Portal | Level: L1: Foundations | Topics: Legacy System Archaeology | Domain: DevOps & Tooling
Legacy System Archaeology - Primer¶
Why This Matters¶
Every ops engineer's first day at a new job starts the same way: you're handed a system nobody fully understands, with documentation that's two years stale, and told "don't break anything." Legacy system archaeology is the skill of building a mental model of an inherited system — without the benefit of the people who built it, the original design docs, or accurate architecture diagrams.
This is not a niche skill. It's the first thing you need at every new job, every acquisition, every team transfer, and every on-call rotation for a service you didn't build. The ability to reverse-engineer an existing system from its artifacts — configs, cron jobs, logs, network connections, and running processes — is what separates someone who's dangerous from someone who's useful.
Core Concepts¶
1. The Archaeological Approach¶
Archaeology Mindset:
You are not here to judge. You are here to understand.
The previous team was not stupid.

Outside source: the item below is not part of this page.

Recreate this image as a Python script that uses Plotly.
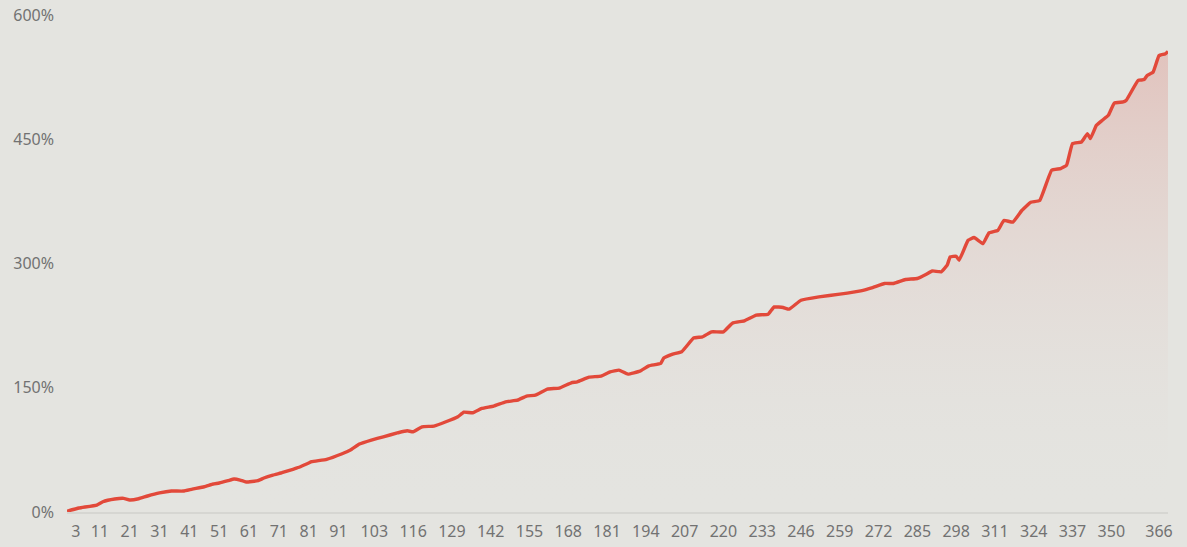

They were:
- Working with different constraints
- Solving different problems
- Under different time pressures
- Using the tools available at the time
Your job:
1. Observe what exists (don't change anything yet)
2. Understand why it exists (context, not just configuration)
3. Document what you find (for the next archaeologist)
4. Then — and only then — consider changes
2. The First Day Survey¶
When you inherit a system, run this survey before touching anything:
# Who am I, where am I, what is this?
hostname && uname -a && cat /etc/os-release
# How long has this system been running?
uptime
who -b # Last boot time
# What's the system's purpose? (infer from running services)
systemctl list-units --type=service --state=running | grep -v systemd
# What's listening on the network?
ss -tlnp # TCP listeners with process names
ss -ulnp # UDP listeners
# What's talking to what?
ss -tnp | awk '{print $5}' | sort | uniq -c | sort -rn | head -20
# What packages are installed? (what was this built to do?)
rpm -qa --qf '%{NAME}\n' 2>/dev/null | sort | head -50
dpkg -l --no-pager 2>/dev/null | awk '/^ii/{print $2}' | head -50
# What cron jobs exist?
for user in $(cut -f1 -d: /etc/passwd); do
crontab -l -u "$user" 2>/dev/null | grep -v '^#' | grep -v '^$' && echo " ^^^ ($user)"
done
ls -la /etc/cron.d/ /etc/cron.daily/ /etc/cron.hourly/ /etc/cron.weekly/ 2>/dev/null
# What's in /etc that's been customized?
find /etc -mtime -365 -type f 2>/dev/null | head -50
# What's using the most disk space?
du -sh /* 2>/dev/null | sort -rh | head -10
# What users exist beyond system accounts?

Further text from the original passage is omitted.